Set problem: Will you output all of the data below exactly, omitting the images?

____

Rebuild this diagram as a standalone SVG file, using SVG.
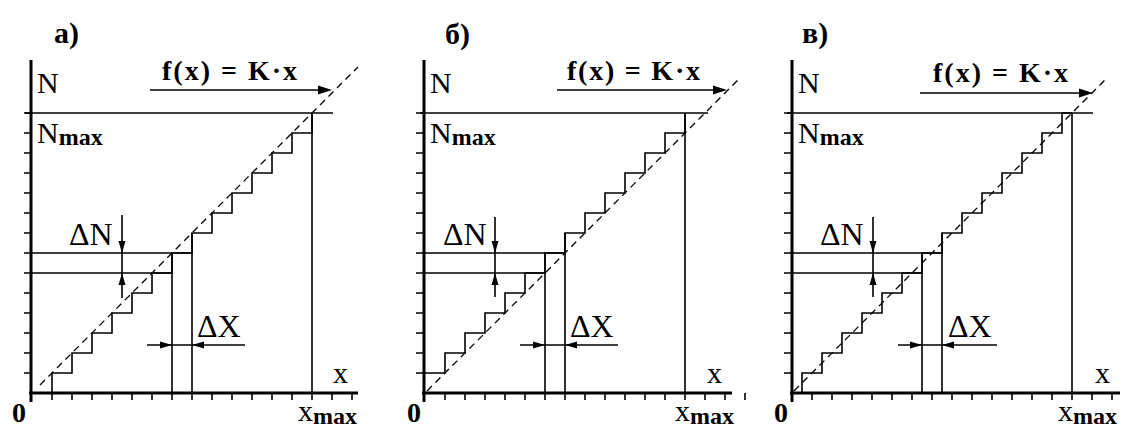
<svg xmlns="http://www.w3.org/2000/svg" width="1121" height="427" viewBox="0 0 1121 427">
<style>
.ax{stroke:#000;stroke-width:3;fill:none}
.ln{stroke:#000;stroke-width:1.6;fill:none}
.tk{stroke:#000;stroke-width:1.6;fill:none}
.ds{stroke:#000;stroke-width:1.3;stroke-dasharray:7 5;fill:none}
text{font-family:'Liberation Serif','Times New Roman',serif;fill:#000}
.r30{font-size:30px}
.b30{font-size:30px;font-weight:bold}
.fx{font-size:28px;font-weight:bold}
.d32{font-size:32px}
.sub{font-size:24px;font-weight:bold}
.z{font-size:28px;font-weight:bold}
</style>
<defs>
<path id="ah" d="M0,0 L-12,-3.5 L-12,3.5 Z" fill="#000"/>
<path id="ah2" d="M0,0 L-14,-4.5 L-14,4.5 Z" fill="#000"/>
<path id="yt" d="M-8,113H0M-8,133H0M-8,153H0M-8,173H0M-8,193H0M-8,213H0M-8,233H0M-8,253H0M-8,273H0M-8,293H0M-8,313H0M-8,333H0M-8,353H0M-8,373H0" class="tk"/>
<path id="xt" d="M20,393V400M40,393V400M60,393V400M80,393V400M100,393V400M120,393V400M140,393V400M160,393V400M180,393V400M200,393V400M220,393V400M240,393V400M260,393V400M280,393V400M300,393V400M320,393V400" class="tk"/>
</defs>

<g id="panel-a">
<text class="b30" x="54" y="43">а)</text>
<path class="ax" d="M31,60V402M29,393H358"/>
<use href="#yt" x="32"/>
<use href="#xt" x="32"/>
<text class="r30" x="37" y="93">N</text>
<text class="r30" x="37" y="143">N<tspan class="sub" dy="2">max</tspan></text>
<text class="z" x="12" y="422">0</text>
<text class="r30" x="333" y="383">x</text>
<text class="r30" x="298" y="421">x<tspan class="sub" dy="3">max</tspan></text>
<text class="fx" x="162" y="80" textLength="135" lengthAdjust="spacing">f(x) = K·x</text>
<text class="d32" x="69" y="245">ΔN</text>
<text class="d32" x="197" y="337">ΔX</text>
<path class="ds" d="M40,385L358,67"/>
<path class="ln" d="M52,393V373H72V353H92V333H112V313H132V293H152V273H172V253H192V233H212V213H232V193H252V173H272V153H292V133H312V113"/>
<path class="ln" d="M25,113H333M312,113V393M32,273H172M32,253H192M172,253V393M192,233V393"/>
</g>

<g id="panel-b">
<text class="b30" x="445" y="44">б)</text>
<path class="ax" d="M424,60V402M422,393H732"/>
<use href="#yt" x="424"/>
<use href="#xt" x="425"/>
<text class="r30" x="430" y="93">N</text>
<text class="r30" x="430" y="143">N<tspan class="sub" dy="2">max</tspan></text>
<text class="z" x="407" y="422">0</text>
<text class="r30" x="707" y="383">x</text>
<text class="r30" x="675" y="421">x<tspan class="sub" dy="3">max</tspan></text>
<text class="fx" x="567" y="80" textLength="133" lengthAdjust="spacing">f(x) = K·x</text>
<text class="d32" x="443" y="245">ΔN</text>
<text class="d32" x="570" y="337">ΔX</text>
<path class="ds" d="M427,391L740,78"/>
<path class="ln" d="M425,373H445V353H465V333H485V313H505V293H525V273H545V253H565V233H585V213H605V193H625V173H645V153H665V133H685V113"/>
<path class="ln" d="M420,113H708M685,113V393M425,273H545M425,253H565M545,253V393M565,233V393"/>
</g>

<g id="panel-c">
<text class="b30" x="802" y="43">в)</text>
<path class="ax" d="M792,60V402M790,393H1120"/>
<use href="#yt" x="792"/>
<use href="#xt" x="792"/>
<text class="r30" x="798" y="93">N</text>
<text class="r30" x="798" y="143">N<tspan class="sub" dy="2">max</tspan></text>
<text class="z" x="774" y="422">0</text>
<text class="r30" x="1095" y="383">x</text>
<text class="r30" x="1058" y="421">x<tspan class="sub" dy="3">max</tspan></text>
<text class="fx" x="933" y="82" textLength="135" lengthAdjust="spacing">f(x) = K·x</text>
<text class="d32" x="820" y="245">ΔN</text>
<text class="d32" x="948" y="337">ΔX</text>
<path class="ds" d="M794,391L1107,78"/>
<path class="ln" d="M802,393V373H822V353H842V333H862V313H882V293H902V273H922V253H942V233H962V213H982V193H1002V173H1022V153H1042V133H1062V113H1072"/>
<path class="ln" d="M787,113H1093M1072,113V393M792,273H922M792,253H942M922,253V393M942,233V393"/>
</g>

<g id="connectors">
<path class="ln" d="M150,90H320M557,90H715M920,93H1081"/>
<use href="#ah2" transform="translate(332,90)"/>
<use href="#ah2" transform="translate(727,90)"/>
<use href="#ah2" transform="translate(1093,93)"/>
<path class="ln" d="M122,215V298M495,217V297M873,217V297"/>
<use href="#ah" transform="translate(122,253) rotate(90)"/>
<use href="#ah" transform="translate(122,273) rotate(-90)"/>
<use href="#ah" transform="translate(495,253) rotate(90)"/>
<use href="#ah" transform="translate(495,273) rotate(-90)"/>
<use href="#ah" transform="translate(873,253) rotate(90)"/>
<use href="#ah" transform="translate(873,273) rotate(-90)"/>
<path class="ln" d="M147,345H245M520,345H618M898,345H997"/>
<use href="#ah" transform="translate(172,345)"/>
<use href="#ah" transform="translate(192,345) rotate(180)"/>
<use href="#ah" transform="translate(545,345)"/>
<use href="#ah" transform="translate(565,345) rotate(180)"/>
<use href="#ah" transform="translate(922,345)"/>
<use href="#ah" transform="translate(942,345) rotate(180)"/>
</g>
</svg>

____

Result of this task:
Rebuild this diagram as a standalone SVG file, using SVG.
<svg xmlns="http://www.w3.org/2000/svg" width="1121" height="427" viewBox="0 0 1121 427">
<style>
.ax{stroke:#000;stroke-width:3;fill:none}
.ln{stroke:#000;stroke-width:1.6;fill:none}
.tk{stroke:#000;stroke-width:1.6;fill:none}
.ds{stroke:#000;stroke-width:1.3;stroke-dasharray:7 5;fill:none}
text{font-family:'Liberation Serif','Times New Roman',serif;fill:#000}
.r30{font-size:30px}
.b30{font-size:30px;font-weight:bold}
.fx{font-size:28px;font-weight:bold}
.d32{font-size:32px}
.sub{font-size:24px;font-weight:bold}
.z{font-size:28px;font-weight:bold}
</style>
<defs>
<path id="ah" d="M0,0 L-12,-3.5 L-12,3.5 Z" fill="#000"/>
<path id="ah2" d="M0,0 L-14,-4.5 L-14,4.5 Z" fill="#000"/>
<path id="yt" d="M-8,113H0M-8,133H0M-8,153H0M-8,173H0M-8,193H0M-8,213H0M-8,233H0M-8,253H0M-8,273H0M-8,293H0M-8,313H0M-8,333H0M-8,353H0M-8,373H0" class="tk"/>
<path id="xt" d="M20,393V400M40,393V400M60,393V400M80,393V400M100,393V400M120,393V400M140,393V400M160,393V400M180,393V400M200,393V400M220,393V400M240,393V400M260,393V400M280,393V400M300,393V400M320,393V400" class="tk"/>
</defs>

<g id="panel-a">
<text class="b30" x="54" y="43">а)</text>
<path class="ax" d="M31,60V402M29,393H358"/>
<use href="#yt" x="32"/>
<use href="#xt" x="32"/>
<text class="r30" x="37" y="93">N</text>
<text class="r30" x="37" y="143">N<tspan class="sub" dy="2">max</tspan></text>
<text class="z" x="12" y="422">0</text>
<text class="r30" x="333" y="383">x</text>
<text class="r30" x="298" y="421">x<tspan class="sub" dy="3">max</tspan></text>
<text class="fx" x="162" y="80" textLength="135" lengthAdjust="spacing">f(x) = K·x</text>
<text class="d32" x="69" y="245">ΔN</text>
<text class="d32" x="197" y="337">ΔX</text>
<path class="ds" d="M40,385L358,67"/>
<path class="ln" d="M52,393V373H72V353H92V333H112V313H132V293H152V273H172V253H192V233H212V213H232V193H252V173H272V153H292V133H312V113"/>
<path class="ln" d="M25,113H333M312,113V393M32,273H172M32,253H192M172,253V393M192,233V393"/>
</g>

<g id="panel-b">
<text class="b30" x="445" y="44">б)</text>
<path class="ax" d="M424,60V402M422,393H732"/>
<use href="#yt" x="424"/>
<use href="#xt" x="425"/>
<text class="r30" x="430" y="93">N</text>
<text class="r30" x="430" y="143">N<tspan class="sub" dy="2">max</tspan></text>
<text class="z" x="407" y="422">0</text>
<text class="r30" x="707" y="383">x</text>
<text class="r30" x="675" y="421">x<tspan class="sub" dy="3">max</tspan></text>
<text class="fx" x="567" y="80" textLength="133" lengthAdjust="spacing">f(x) = K·x</text>
<text class="d32" x="443" y="245">ΔN</text>
<text class="d32" x="570" y="337">ΔX</text>
<path class="ds" d="M427,391L740,78"/>
<path class="ln" d="M425,373H445V353H465V333H485V313H505V293H525V273H545V253H565V233H585V213H605V193H625V173H645V153H665V133H685V113"/>
<path class="ln" d="M420,113H708M685,113V393M425,273H545M425,253H565M545,253V393M565,233V393"/>
</g>

<g id="panel-c">
<text class="b30" x="802" y="43">в)</text>
<path class="ax" d="M792,60V402M790,393H1120"/>
<use href="#yt" x="792"/>
<use href="#xt" x="792"/>
<text class="r30" x="798" y="93">N</text>
<text class="r30" x="798" y="143">N<tspan class="sub" dy="2">max</tspan></text>
<text class="z" x="774" y="422">0</text>
<text class="r30" x="1095" y="383">x</text>
<text class="r30" x="1058" y="421">x<tspan class="sub" dy="3">max</tspan></text>
<text class="fx" x="933" y="82" textLength="135" lengthAdjust="spacing">f(x) = K·x</text>
<text class="d32" x="820" y="245">ΔN</text>
<text class="d32" x="948" y="337">ΔX</text>
<path class="ds" d="M794,391L1107,78"/>
<path class="ln" d="M802,393V373H822V353H842V333H862V313H882V293H902V273H922V253H942V233H962V213H982V193H1002V173H1022V153H1042V133H1062V113H1072"/>
<path class="ln" d="M787,113H1093M1072,113V393M792,273H922M792,253H942M922,253V393M942,233V393"/>
</g>

<g id="connectors">
<path class="ln" d="M150,90H320M557,90H715M920,93H1081"/>
<use href="#ah2" transform="translate(332,90)"/>
<use href="#ah2" transform="translate(727,90)"/>
<use href="#ah2" transform="translate(1093,93)"/>
<path class="ln" d="M122,215V298M495,217V297M873,217V297"/>
<use href="#ah" transform="translate(122,253) rotate(90)"/>
<use href="#ah" transform="translate(122,273) rotate(-90)"/>
<use href="#ah" transform="translate(495,253) rotate(90)"/>
<use href="#ah" transform="translate(495,273) rotate(-90)"/>
<use href="#ah" transform="translate(873,253) rotate(90)"/>
<use href="#ah" transform="translate(873,273) rotate(-90)"/>
<path class="ln" d="M147,345H245M520,345H618M898,345H997"/>
<use href="#ah" transform="translate(172,345)"/>
<use href="#ah" transform="translate(192,345) rotate(180)"/>
<use href="#ah" transform="translate(545,345)"/>
<use href="#ah" transform="translate(565,345) rotate(180)"/>
<use href="#ah" transform="translate(922,345)"/>
<use href="#ah" transform="translate(942,345) rotate(180)"/>
</g>
</svg>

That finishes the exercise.